ちなみにモーターの種類は二代目で採用されている永久磁石型同期モーター(PMSM)です。アリアの巻線界磁型同期モーター(EESM)と比較しても、小型化および市街地走行における効率性に強みをもっています。その一方で、EESMと比較しても、高速巡行における電費で不利となり、レアアースを採用することによる地政学上のリスクをはらみます。
また、新型モーターではコイルの種類を丸線ではなく平角線を採用。平角線は丸線と比較しても密に巻くことが可能となり、占積率がアップすることで小型化が可能。さらに、表面積が広くなるため、そのぶんだけ放熱性という観点でもプラスに働くことから、より大電流を流しやすい設計です。
さらに、インバーターも両面冷却構造を採用したことで、とくに効率の落ちる高速域での効率を向上させています。
車両サイズについて、全長が4360mm、全幅が1810mm、全高が1550mm、ホイールベースが2690mmというコンパクトSUVとなりました。2代目と比較しても全長が短くなっており、最小回転半径は19インチタイヤを装着したとしても5.3mと、17インチタイヤを装着した2代目の5.4mと比較しても小まわり性能が向上しています。ちなみにアリアも5.4mと小まわり性能が高く、この取りまわしのよさはCMF-EVプラットフォームの強みといえそうです。
また、車両サイズはコンパクトになりながらも、ホイールベースは2690mmを確保。全長に占めるホイールベースの割合は61.7%で、2代目の60.3%と比較しても向上。これもCMF-EVによる最適化の恩恵でしょう。
さらに、後席足元空間もフルフラット化を実現できているため、車内空間は先代比で開放感が増しているはずです。
ちなみに、このCMF-EVの大きな強みとして、フロント足もと空間のウォークスルー方式を実現しているという点が重要です。通常キャビン内に位置する空調ユニットをボンネット下のエンジンルームに押し込むことで実現可能となります。
ところが、問題となるのはクラッシャブルゾーンの確保です。空調ユニットを前に押し出すということは、そのぶんだけクラッシャブルゾーンが狭くなるためにボンネット部分を延長せざるを得ず、全長を短く抑えることはできなくなるのです。

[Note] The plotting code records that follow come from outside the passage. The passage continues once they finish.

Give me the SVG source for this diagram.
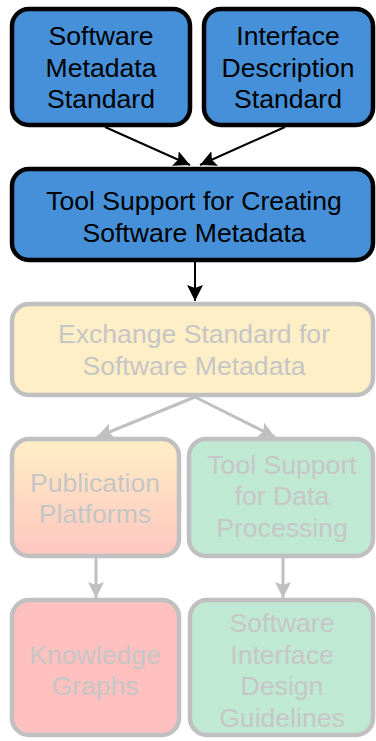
<svg xmlns="http://www.w3.org/2000/svg" width="376" height="741" viewBox="0 0 376 741">
  <defs>
    <marker id="arrow-dark" viewBox="0 0 16 16" refX="16" refY="8" markerWidth="16" markerHeight="16" markerUnits="userSpaceOnUse" orient="auto">
      <path d="M0,0 L16,8 L0,16 L3,8 Z" fill="#000"/>
    </marker>
    <marker id="arrow-faint" viewBox="0 0 16 16" refX="16" refY="8" markerWidth="16" markerHeight="16" markerUnits="userSpaceOnUse" orient="auto">
      <path d="M0,0 L16,8 L0,16 L3,8 Z" fill="#c0c0c0"/>
    </marker>
    <linearGradient id="pub-fill" x1="0" y1="0" x2="0" y2="1">
      <stop offset="0" stop-color="#ffefc6"/>
      <stop offset="1" stop-color="#ffc6c0"/>
    </linearGradient>
  </defs>
  <style>
    .box { stroke-width: 4.5; }
    .active { fill: #4590d8; stroke: #000; }
    .faded { stroke: #c0c0c0; }
    .yellow { fill: #ffefc6; }
    .green { fill: #c0e9d4; }
    .red { fill: #ffc0c0; }
    text { font-family: "Liberation Sans", Arial, sans-serif; font-size: 26.6px; text-anchor: middle; }
    .dark { fill: #000; }
    .light { fill: #c6c6c6; }
    .edge-dark { stroke: #000; stroke-width: 2; fill: none; marker-end: url(#arrow-dark); }
    .edge-faint { stroke: #c0c0c0; stroke-width: 3; fill: none; marker-end: url(#arrow-faint); }
  </style>

  <g id="connectors">
    <line class="edge-dark" x1="105" y1="127" x2="190" y2="165"/>
    <line class="edge-dark" x1="285" y1="127" x2="200" y2="165"/>
    <line class="edge-dark" x1="195" y1="262" x2="195" y2="301"/>
    <line class="edge-faint" x1="195" y1="397" x2="97" y2="437"/>
    <line class="edge-faint" x1="195" y1="397" x2="275" y2="437"/>
    <line class="edge-faint" x1="96" y1="558" x2="96" y2="598"/>
    <line class="edge-faint" x1="283" y1="558" x2="283" y2="598"/>
  </g>

  <g id="software-metadata-standard">
    <rect class="box active" x="12" y="9" width="178" height="116" rx="17"/>
    <text class="dark" x="101" y="45">Software</text>
    <text class="dark" x="101" y="77">Metadata</text>
    <text class="dark" x="101" y="108">Standard</text>
  </g>

  <g id="interface-description-standard">
    <rect class="box active" x="204" y="9" width="169" height="116" rx="17"/>
    <text class="dark" x="288" y="45">Interface</text>
    <text class="dark" x="288" y="77">Description</text>
    <text class="dark" x="288" y="108">Standard</text>
  </g>

  <g id="tool-support-creating">
    <rect class="box active" x="12" y="169" width="361" height="91" rx="17"/>
    <text class="dark" x="194" y="210">Tool Support for Creating</text>
    <text class="dark" x="194" y="242">Software Metadata</text>
  </g>

  <g id="exchange-standard">
    <rect class="box faded yellow" x="12" y="304" width="361" height="91" rx="17"/>
    <text class="light" x="194" y="343">Exchange Standard for</text>
    <text class="light" x="194" y="375">Software Metadata</text>
  </g>

  <g id="publication-platforms">
    <rect class="box faded" fill="url(#pub-fill)" x="12" y="439" width="167" height="117" rx="17"/>
    <text class="light" x="95" y="492">Publication</text>
    <text class="light" x="95" y="523">Platforms</text>
  </g>

  <g id="tool-support-data-processing">
    <rect class="box faded green" x="189" y="439" width="184" height="117" rx="17"/>
    <text class="light" x="282" y="474">Tool Support</text>
    <text class="light" x="282" y="505">for Data</text>
    <text class="light" x="282" y="537">Processing</text>
  </g>

  <g id="knowledge-graphs">
    <rect class="box faded red" x="12" y="600" width="167" height="135" rx="17"/>
    <text class="light" x="95" y="664">Knowledge</text>
    <text class="light" x="95" y="695">Graphs</text>
  </g>

  <g id="software-interface-design-guidelines">
    <rect class="box faded green" x="190" y="600" width="183" height="135" rx="17"/>
    <text class="light" x="282" y="632">Software</text>
    <text class="light" x="282" y="664">Interface</text>
    <text class="light" x="282" y="695">Design</text>
    <text class="light" x="282" y="727">Guidelines</text>
  </g>
</svg>
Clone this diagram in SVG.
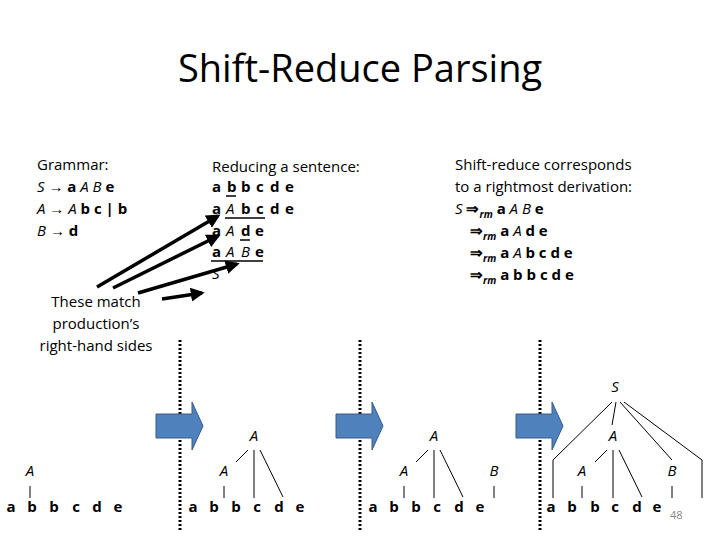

ところがCMF-EVの強みというのは、衝突時に空調ユニットを積極的に圧壊可能な構造としたという点です。これにより空調ユニットをクラッシャブルゾーンと見立てることで、エンジンルームの長さを延長せずに空調ユニットを押し込んだとしても、クラッシャブルゾーンを確保できるようになったのです。これが全長を短縮させながらフロントのウォークスルー方式を両立できた理由なのです。
確かにEVならではのフロントトランクは採用できていませんが、そもそもCMF-EVは車内空間の最大化にファーカスする設計思想なのです。